Momentan hoch im Trend ist Crosstraining oder ähnliche Workout-Formen. Zu Recht?
Ein Crosstraining ist eher einem Ausdauertraining zuzuordnen als einem Krafttraining, Muskelkater hin oder her. Wie oben gesagt lieber mit hohen Gewichten arbeiten, anstatt etwas zu machen, das einen primär Körperlich ermüdet.
Dann ist auch leichtes Rumpfkraft-Training für die Katz?
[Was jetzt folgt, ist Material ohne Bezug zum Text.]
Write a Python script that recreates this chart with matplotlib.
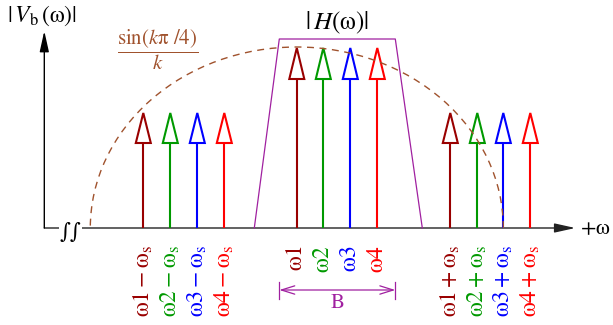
import matplotlib
matplotlib.use('Agg')
import matplotlib.pyplot as plt
from matplotlib.patches import Polygon, Arc

plt.rcParams['mathtext.fontset'] = 'stix'
plt.rcParams['mathtext.default'] = 'rm'
plt.rcParams['font.family'] = ['STIXGeneral', 'DejaVu Serif']

# tone positions along the frequency axis (axis origin = 0) and heights
tone_colors = ['#990000', '#009900', '#0000ff', '#ff0000']
center_x = [252.5, 279, 306, 333]
center_h = [180, 180, 180, 180]
lower_x = [99, 126, 153, 180]
upper_x = [406, 433, 459, 486]
side_h = [115, 115, 115, 115]
center_labels = [r'$\omega1$', r'$\omega2$', r'$\omega3$', r'$\omega4$']
lower_labels = [r'$\omega1 - \omega_s$', r'$\omega2 - \omega_s$', r'$\omega3 - \omega_s$', r'$\omega4 - \omega_s$']
upper_labels = [r'$\omega1 + \omega_s$', r'$\omega2 + \omega_s$', r'$\omega3 + \omega_s$', r'$\omega4 + \omega_s$']

# filter |H(w)| trapezoid
filt_x = [210, 235, 351, 378]
filt_y = [0, 189, 189, 0]
band_edges = [235, 351]

# sin(k pi/4)/k envelope (drawn as half ellipse)
env_center = 252.5
env_width = 413
env_height = 181

axis_top = 197
axis_right = 531

brown = '#a0522d'
purple = '#a020a0'

fig = plt.figure(figsize=(6.13, 3.25), dpi=100)
ax = fig.add_axes([0, 0, 1, 1])
ax.set_xlim(-44.3, 568.7)
ax.set_ylim(-97, 228)
ax.axis('off')


def draw_tone(x, h, color, head_len=30, head_w=15):
    ax.plot([x, x], [0, h - head_len], color=color, lw=1.5, zorder=3,
            solid_capstyle='butt')
    tri = Polygon([(x - head_w / 2, h - head_len), (x, h), (x + head_w / 2, h - head_len)],
                  closed=True, facecolor='white', edgecolor=color, lw=1.5, zorder=3)
    ax.add_patch(tri)


# axes
ax.annotate('', xy=(axis_right, 0), xytext=(0, 0),
            arrowprops=dict(arrowstyle='-|>,head_length=0.9,head_width=0.2',
                            color='#222222', lw=1.0, shrinkA=0, shrinkB=0,
                            mutation_scale=14), zorder=2)
ax.annotate('', xy=(0, axis_top), xytext=(0, 0),
            arrowprops=dict(arrowstyle='-|>,head_length=0.9,head_width=0.2',
                            color='black', lw=1.0, shrinkA=0, shrinkB=0,
                            mutation_scale=14), zorder=2)
ax.text(26, -4, '\u222b\u222b', fontsize=15, family='DejaVu Serif',
        ha='center', va='center',
        bbox=dict(facecolor='white', edgecolor='none', pad=0.5), zorder=4)
ax.text(536, -1, r'$+\omega$', fontsize=16, ha='left', va='center')
ax.text(-37, 212, r'$|\,\mathit{V}_{\rm b}\,(\omega)|$', fontsize=17, ha='left', va='center')

# filter
ax.plot(filt_x, filt_y, color=purple, lw=0.9, zorder=2)
ax.text(292, 205, r'$|\,\mathit{H}(\omega)|$', fontsize=18, ha='center', va='center')

# envelope
env = Arc((env_center, 0), env_width, 2 * env_height, theta1=0, theta2=180,
          edgecolor=brown, lw=1.0, linestyle=(0, (5, 4)), zorder=5)
ax.add_patch(env)
ax.text(113, 178, r'$\dfrac{\mathrm{sin}(\mathit{k}\pi\ /4)}{\mathit{k}}$', fontsize=15,
        color=brown, ha='center', va='center')

# tones and labels
for i in range(4):
    c = tone_colors[i]
    draw_tone(center_x[i], center_h[i], c, head_len=31, head_w=15)
    draw_tone(lower_x[i], side_h[i], c)
    draw_tone(upper_x[i], side_h[i], c)
    ax.text(center_x[i], -17, center_labels[i], color=c, fontsize=17,
            rotation=90, ha='center', va='top')
    ax.text(lower_x[i], -17, lower_labels[i], color=c, fontsize=17,
            rotation=90, ha='center', va='top')
    ax.text(upper_x[i], -17, upper_labels[i], color=c, fontsize=17,
            rotation=90, ha='center', va='top')

# bandwidth bracket
ax.annotate('', xy=(band_edges[1], -62), xytext=(band_edges[0], -62),
            arrowprops=dict(arrowstyle='<->,head_length=0.8,head_width=0.25',
                            color=purple, lw=0.9, shrinkA=0, shrinkB=0,
                            mutation_scale=12))
for e in band_edges:
    ax.plot([e, e], [-54, -71], color=purple, lw=0.9)
ax.text(sum(band_edges) / 2, -75, 'B', color=purple, fontsize=15,
        ha='center', va='center')

fig.savefig('out.png', dpi=100)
Nein auf keinen Fall. Sogenannte "Stabi-Übungen" sind eine wichtige Ergänzung zum Krafttraining und dienen auch der Verletzung-Profilaxe. Jedoch muss nicht der Schweiss tropfen, indem man nahtlos eine Übung an die andere hängt, wie beim Crosstraining.
Dann kann ich die TRX / Sypoba-Übungen und meine Lieblingsübung (Side- & Front-Planks) beruhigt weiter machen?
Auf jeden Fall!
Cool! Zum Abschluss erlaube ich mir, noch etwas Werbung in eigener Sache zu machen: Warum nimmst du trotz deinem enormen Fachwissen als Sportwissenschaftler, die Dienste von Wyss Training in Anspruch?
Die wissenschaftliche Studienlage zu kennen ist ein Teil, um Trainingsplanung zu verstehen. Aber ein zweiter extrem wichtiger Teil ist die Erfahrung aus der Praxis, und da ist es mir wichtig, einen Coach an meiner Seite zu haben, der diese Erfahrung mitbringt. Marcel Wyss weist diese Qualitäten auf, sei es durch seine beeindruckende Karriere als Radprofi aber auch durch seine Betreuung unzähliger Radsportler*innen von Amateur bis Profiniveau.
Vielen Dank Daniel für dieses spannende Interview!